Notes to People In Warmer Climates

First of all, let's get this out of the way - YES, I chose to live here and no, I'm not leaving any time soon. So you can just go ahead and NOT write that in the comments, okay? Okay then...

To set the stage: It is currently 2 degrees, with a wind chill of negative 8. Yesterday's high temperature was 2 degrees below zero. I can't find the wind chill yesterday, but the winds were gusting to 27 miles per hour, so I'd say it was significant.

So walking in to work today I was thinking about all the things that hearty Minnesotans get to experience that the rest of you don't, so I thought I'd share the love...

1. We plug our cars in. Okay, so I have never actually done this, until last night. But you can literally plug your car into a normal outlet with a normal extension cord. I was pretty sure that me and the cord were gonna drive to work this morning together, but Chuck kindly unplugged it before I left. Smart guy.
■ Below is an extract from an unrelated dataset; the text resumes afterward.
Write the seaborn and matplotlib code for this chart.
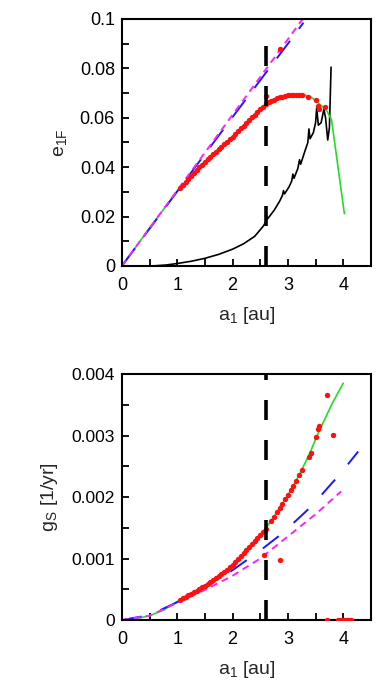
import numpy as np
import pandas as pd
import matplotlib
matplotlib.use("Agg")
import matplotlib.pyplot as plt
import seaborn as sns

# ---------------- data ----------------
A_CRIT = 2.6  # vertical dashed marker

# top panel: e_1F vs a1
top_green_a = [0, 0.5, 1.0, 1.2, 1.4, 1.6, 1.8, 2.0, 2.2, 2.4, 2.6, 2.8, 3.0, 3.1, 3.2,
               3.3, 3.4, 3.5, 3.6, 3.7, 3.79, 4.02]
top_green_e = [0, 0.0153, 0.0303, 0.0355, 0.0402, 0.0445, 0.0485, 0.0523, 0.0568, 0.0612,
               0.0655, 0.0679, 0.0692, 0.0695, 0.0695, 0.0692, 0.0686, 0.0670, 0.0650,
               0.0630, 0.0590, 0.0212]

top_magenta_a = [0, 0.5, 1.0, 1.5, 2.0, 2.5, 3.0, 3.3]
top_magenta_e = [0, 0.0153, 0.0306, 0.0459, 0.0612, 0.0765, 0.0918, 0.1010]

top_blue_a = [0, 0.5, 1.0, 1.5, 2.0, 2.5, 3.0, 3.28]
top_blue_e = [0, 0.0151, 0.0302, 0.0453, 0.0603, 0.0752, 0.0900, 0.0985]

top_black_a = [0.55, 0.8, 1.0, 1.25, 1.5, 1.75, 2.0, 2.2, 2.4, 2.55, 2.60, 2.61, 2.63, 2.75,
               2.85, 2.90, 2.92, 2.94, 3.02, 3.07, 3.09, 3.11, 3.18, 3.21, 3.23, 3.30, 3.36,
               3.38, 3.40, 3.46, 3.50, 3.52, 3.55, 3.60, 3.65, 3.68, 3.72, 3.75, 3.78]
top_black_e = [0.0, 0.0004, 0.0010, 0.0019, 0.0031, 0.0047, 0.0068, 0.0090, 0.0120, 0.0160,
               0.0178, 0.0205, 0.0190, 0.0225, 0.0262, 0.0285, 0.0305, 0.0292, 0.0320,
               0.0345, 0.0372, 0.0355, 0.0395, 0.0430, 0.0412, 0.0460, 0.0500, 0.0555,
               0.0515, 0.0540, 0.0580, 0.0640, 0.0570, 0.0580, 0.0635, 0.0600, 0.0510,
               0.0560, 0.0805]

top_red_a = [1.05, 1.10, 1.15, 1.20, 1.25, 1.30, 1.35, 1.40, 1.45, 1.50, 1.55, 1.60, 1.65,
             1.70, 1.75, 1.80, 1.85, 1.90, 1.95, 2.00, 2.05, 2.10, 2.15, 2.20, 2.25, 2.30,
             2.35, 2.40, 2.45, 2.50, 2.55, 2.60, 2.65, 2.70, 2.75, 2.80, 2.85, 2.90, 2.95,
             3.00, 3.05, 3.10, 3.15, 3.20, 3.25,
             2.60, 2.85, 3.36, 3.51, 3.55, 3.56, 3.67]
top_red_e = [0.0316, 0.0328, 0.0340, 0.0352, 0.0364, 0.0376, 0.0388, 0.0399, 0.0410, 0.0421,
             0.0432, 0.0443, 0.0453, 0.0463, 0.0473, 0.0483, 0.0493, 0.0503, 0.0513, 0.0523,
             0.0534, 0.0545, 0.0557, 0.0568, 0.0580, 0.0591, 0.0602, 0.0612, 0.0623, 0.0634,
             0.0645, 0.0655, 0.0662, 0.0668, 0.0674, 0.0679, 0.0683, 0.0686, 0.0689, 0.0691,
             0.0693, 0.0694, 0.0694, 0.0694, 0.0692,
             0.0688, 0.0880, 0.0686, 0.0670, 0.0648, 0.0636, 0.0643]

# bottom panel: g_S vs a1
bot_green_a = [0, 0.25, 0.5, 0.75, 1.0, 1.25, 1.5, 1.75, 2.0, 2.25, 2.5, 2.6, 2.8, 3.0, 3.2,
               3.4, 3.5, 3.6, 3.8, 4.0]
bot_green_g = [0, 0.00002, 0.00007, 0.00016, 0.00030, 0.00043, 0.00056, 0.00071, 0.00090,
               0.00114, 0.00139, 0.00149, 0.00175, 0.00203, 0.00235, 0.00272, 0.00294,
               0.00314, 0.00352, 0.00385]

bot_blue_a = [0, 0.5, 1.0, 1.5, 2.0, 2.5, 2.9, 3.2, 3.45, 3.72, 3.94, 4.27]
bot_blue_g = [0, 0.00008, 0.00029, 0.00052, 0.00081, 0.00113, 0.00141, 0.00166, 0.00187,
              0.00215, 0.00237, 0.00274]

bot_magenta_a = [0, 0.5, 1.0, 1.5, 2.0, 2.5, 3.0, 3.5, 3.96]
bot_magenta_g = [0, 0.00007, 0.00028, 0.00049, 0.00072, 0.00100, 0.00136, 0.00172, 0.00209]

bot_red_a = [1.05, 1.10, 1.15, 1.20, 1.25, 1.30, 1.35, 1.40, 1.45, 1.50, 1.55, 1.60, 1.65,
             1.70, 1.75, 1.80, 1.85, 1.90, 1.95, 2.00, 2.05, 2.10, 2.15, 2.20, 2.25, 2.30,
             2.35, 2.40, 2.45, 2.50, 2.55, 2.60, 2.70, 2.75, 2.80, 2.85, 2.90, 2.95, 3.00,
             3.05, 3.10, 3.15, 3.20, 3.25,
             2.57, 2.86, 3.38, 3.41, 3.50, 3.55, 3.56, 3.70, 3.82,
             3.70, 3.90, 3.94, 3.98, 4.02, 4.06, 4.10, 4.14]
bot_red_g = [0.00032, 0.00035, 0.00037, 0.00040, 0.00043, 0.00045, 0.00048, 0.00050, 0.00053,
             0.00056, 0.00059, 0.00062, 0.00065, 0.00068, 0.00071, 0.00075, 0.00078, 0.00082,
             0.00086, 0.00090, 0.00094, 0.00099, 0.00104, 0.00109, 0.00114, 0.00119, 0.00124,
             0.00129, 0.00134, 0.00139, 0.00143, 0.00148, 0.00161, 0.00168, 0.00175, 0.00182,
             0.00189, 0.00196, 0.00203, 0.00211, 0.00218, 0.00226, 0.00235, 0.00244,
             0.00106, 0.00098, 0.00265, 0.00272, 0.00297, 0.00310, 0.00316, 0.00366, 0.00301,
             0, 0, 0, 0, 0, 0, 0, 0]

x_ticks = [0, 1, 2, 3, 4]
x_ticklabels = ["0", "1", "2", "3", "4"]
top_yticks = [0, 0.02, 0.04, 0.06, 0.08, 0.1]
top_yticklabels = ["0", "0.02", "0.04", "0.06", "0.08", "0.1"]
bot_yticks = [0, 0.001, 0.002, 0.003, 0.004]
bot_yticklabels = ["0", "0.001", "0.002", "0.003", "0.004"]

# ---------------- style ----------------
sns.set_style("ticks")
plt.rcParams["font.family"] = ["Liberation Sans", "DejaVu Sans"]
plt.rcParams["mathtext.fontset"] = "custom"
plt.rcParams["mathtext.rm"] = "Liberation Sans"
plt.rcParams["mathtext.it"] = "Liberation Sans:italic"
plt.rcParams["lines.scale_dashes"] = False

fig = plt.figure(figsize=(3.82, 6.88), dpi=100)
ax1 = fig.add_axes([0.319, 0.6134, 0.652, 0.359])
ax2 = fig.add_axes([0.319, 0.0988, 0.652, 0.3576])

PX = 72 / 100.0  # points per pixel


def line(ax, a, v, color, lw, dashes=None):
    df = pd.DataFrame({"a": a, "v": v})
    sns.lineplot(data=df, x="a", y="v", ax=ax, color=color, lw=lw,
                 estimator=None, sort=False)
    ln = ax.lines[-1]
    if dashes is not None:
        ln.set_dashes(dashes)
    return ln


def dots(ax, a, v):
    df = pd.DataFrame({"a": a, "v": v})
    sns.scatterplot(data=df, x="a", y="v", ax=ax, color="#ff1010", s=15,
                    linewidth=0, zorder=5)


# top panel
line(ax1, top_black_a, top_black_e, "black", 1.2)
line(ax1, top_green_a, top_green_e, "#22dd22", 1.2)
line(ax1, top_blue_a, top_blue_e, "#1a1aff", 1.4, dashes=(22 * PX, 15 * PX))
line(ax1, top_magenta_a, top_magenta_e, "#ff22ff", 1.4, dashes=(7 * PX, 5 * PX))
dots(ax1, top_red_a, top_red_e)
ax1.axvline(A_CRIT, ymin=0, ymax=0.92, color="black", lw=2.6, dashes=(20 * PX, 20 * PX),
            zorder=6)

# bottom panel
line(ax2, bot_green_a, bot_green_g, "#22dd22", 1.2)
line(ax2, bot_blue_a, bot_blue_g, "#1a1aff", 1.4, dashes=(20 * PX, 20 * PX))
line(ax2, bot_magenta_a, bot_magenta_g, "#ff22ff", 1.4, dashes=(7 * PX, 5 * PX))
dots(ax2, bot_red_a, bot_red_g)
ax2.axvline(A_CRIT, ymin=0, ymax=1.0, color="black", lw=2.6, dashes=(20 * PX, 20 * PX),
            zorder=6)

for ax, yt, ytl, ylim, ylab, yfs in [
        (ax1, top_yticks, top_yticklabels, (0, 0.1), r"$\mathregular{e_{1F}}$", 13),
        (ax2, bot_yticks, bot_yticklabels, (0, 0.004), r"$\mathregular{g_S}$ [1/yr]", 12.5)]:
    ax.set_xlim(0, 4.5)
    ax.set_ylim(*ylim)
    ax.set_xticks(x_ticks)
    ax.set_xticklabels(x_ticklabels)
    ax.set_yticks(yt)
    ax.set_yticklabels(ytl)
    ax.set_xticks(np.arange(0.5, 4.5, 1.0), minor=True)
    ax.set_yticks([(yt[i] + yt[i + 1]) / 2 for i in range(len(yt) - 1)], minor=True)
    ax.tick_params(which="both", direction="in", length=5, width=1.3, colors="black")
    ax.tick_params(axis="x", which="major", labelsize=13, pad=8)
    ax.tick_params(axis="y", which="major", labelsize=yfs, pad=5)
    for s in ax.spines.values():
        s.set_linewidth(1.5)
        s.set_color("black")
    ax.set_xlabel(r"$\mathregular{a_1}$ [au]", fontsize=14, labelpad=8)
    ax.set_ylabel(ylab, fontsize=14, labelpad=8)

fig.savefig("out.png", dpi=100)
2. Your nose hairs freeze and stick together. It's odd and you find yourself making weird faces trying to unstick them. (You know you're making the faces now too, admit it.)

3. (LAURA T - If you're reading, skip this one. It's about eyes.) That membrane that covers your eyeball? That thing kinda freezes too. Weirder than the nose hair one, and I think that must be what the start of cataracts feels like.

4. Christi and Beth can attest to this - your jeans freeze. You get out of your car wearing jeans and after a short walk they have turned into cardboard pants.

5. It gets so cold that it's physically impossible for it to snow. When the snow falls, we consider that a warm-up.

6. Your teeth actually get cold. In your mouth. It's like eating ice cream only suckier and without the calories.

7. If your gym bag sits in your car all day while you're at work, your workout clothes get ridiculously cold and you start to see all means of creativity in the locker room. Some people simply put the cold clothes on, do the full-body shiver and then hop up and down for awhile cursing under their breath. Some throw their clothes, or entire bag, in the sauna for a few minutes. Today I found myself using the hair dryer on my gym shorts. I looked up and saw a few people staring, but I think they were secretly wishing they had thought of it first. 

8. Your freezer space increases 118-fold. Is that a thing? All winter you can put your hotdishes and lefsas in the garage and they stay nice and frigid.

9. Related to number 8 - you can NOT keep beer in the garage because it will freeze and explode. 

10. Schools close, sometimes, because the diesel fuel the buses use can "gel-up." Chuck taught me that one. I have no idea what it means. Email him.

1 comment:

the fabulous Nikki B said...

I totally started making the faces when I read number two!